Deze wijziging verruimt het beleggingsmandaat van het IMF en brengt deze in lijn met de beleggingsmandaten van andere internationale financiële instellingen. Zo zal het IMF in staat zijn een hoger rendement te halen op zijn beleggingen. Volgens het huidige beleggingsmandaat mag het IMF alleen beleggen in staatsobligaties en obligaties van andere internationale financiele instellingen. De leden van de VVD-fractie vragen de regering te specificeren in hoeveel verschillende staatsobligaties en obligaties van financiële instellingen de IMF nu heeft belegd. Wat was tot op heden hiervan het gemiddelde jaarlijkse rendement? Onderhavige wijziging heft deze beperking van het beleggingsmandaat op. In de toekomst zal het IMF met 70% van de stemmen regels kunnen afspreken volgens welke het IMF middelen die op de beleggings- en speciale uitkeringsregeling staan kan beleggen. Zodoende zijn er nu geen belemmeringen meer dat bepaalde beleggingen niet mogen. Wie zal binnen de instelling aansprakelijk zijn voor het resultaat (en eventuele verliezen) van deze beleggingen? Heeft de IMF overwogen de beleggingen uit te besteden? Zo neen, waarom niet? Zo ja, waarom is uiteindelijk gekozen voor het huidige systeem?

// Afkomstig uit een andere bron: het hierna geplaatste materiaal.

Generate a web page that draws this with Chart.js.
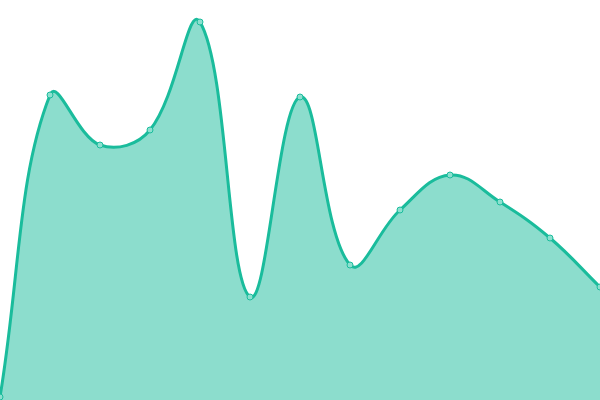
<!DOCTYPE html>
<html>
<head>
<meta charset="utf-8">
<script src="https://cdn.jsdelivr.net/npm/chart.js@4"></script>
<style>
  html, body { margin: 0; padding: 0; background: #fff; }
</style>
</head>
<body>
<canvas id="myChart" width="600" height="400"></canvas>
<script>
var labels = ["1", "2", "3", "4", "5", "6", "7", "8", "9", "10", "11", "12", "13"];
var values = [3, 305, 255, 270, 378, 103, 303, 135, 190, 225, 198, 162, 113];

var ctx = document.getElementById("myChart").getContext("2d");
var myChart = new Chart(ctx, {
    type: 'line',
    data: {
        labels: labels,
        datasets: [
            {
                data: values,
                borderColor: "#1abc9c",
                backgroundColor: "rgba(26, 188, 156, 0.5)",
                borderWidth: 3,
                pointRadius: 3,
                pointBorderWidth: 1,
                pointBackgroundColor: "#8ce0cf",
                pointBorderColor: "#1abc9c",
                tension: 0.4,
                fill: true,
                clip: false
            }
        ]
    },
    options: {
        responsive: false,
        animation: false,
        devicePixelRatio: 1,
        layout: { padding: 0, autoPadding: false },
        plugins: {
            legend: { display: false },
            tooltip: { enabled: false }
        },
        scales: {
            x: { display: false, offset: false },
            y: { display: false, min: 0, max: 400 }
        }
    }
});
</script>
</body>
</html>
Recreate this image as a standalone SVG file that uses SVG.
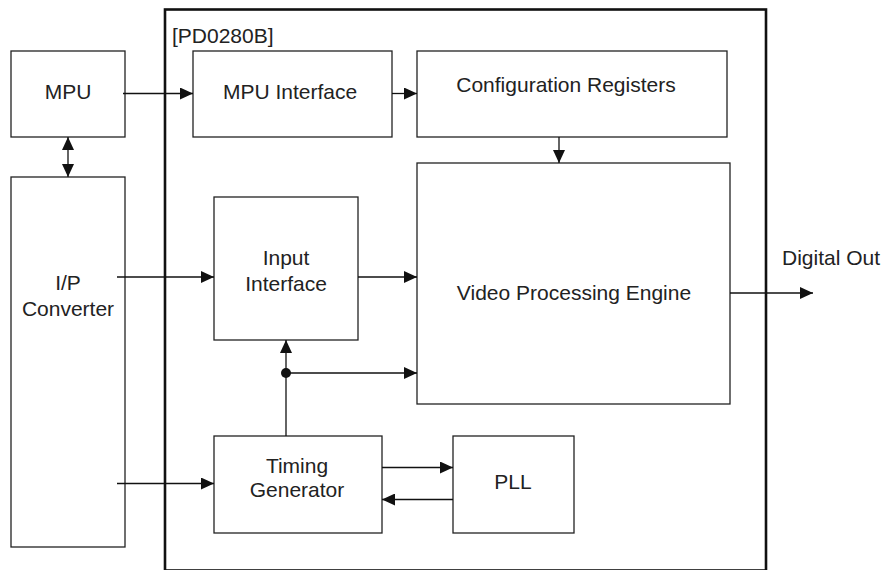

De voorzitter van de vaste commissie voor Financiën,

Blok

De griffier van de commissie,

Berck


XNoot
1

Samenstelling:

Leden: Van der Vlies (SGP), Blok (VVD), voorzitter, Ten Hoopen (CDA), ondervoorzitter, Weekers (VVD), Van Haersma Buma (CDA), De Nerée tot Babberich (CDA), Haverkamp (CDA), Dezentjé Hamming-Bluemink (VVD), Omtzigt (CDA), Koşer Kaya (D66), Irrgang (SP), Luijben (SP), Kalma (PvdA), Blanksma-van den Heuvel (CDA), Cramer (CU), Van der Burg (VVD), Van Dijck (PVV), Spekman (PvdA), Gesthuizen (SP), Ouwehand (PvdD), Tang (PvdA), Vos (PvdA), Bashir (SP), Sap (GL) en Linhard (PvdA).

Plv. leden: Van der Staaij (SGP), Remkes (VVD), Pieper (CDA), Aptroot (VVD), De Vries (CDA), Van Hijum (CDA), Mastwijk (CDA), Elias (VVD), De Pater-van der Meer (CDA), Pechtold (D66), Kant (SP), Ulenbelt (SP), Van der Veen (PvdA), Smilde (CDA), Anker (CU), Nicolaï (VVD), De Roon (PVV), Heerts (PvdA), Karabulut (SP), Thieme (PvdD), Heijnen (PvdA), Roefs (PvdA), Van Gerven (SP), Vendrik (GL) en Smeets (PvdA).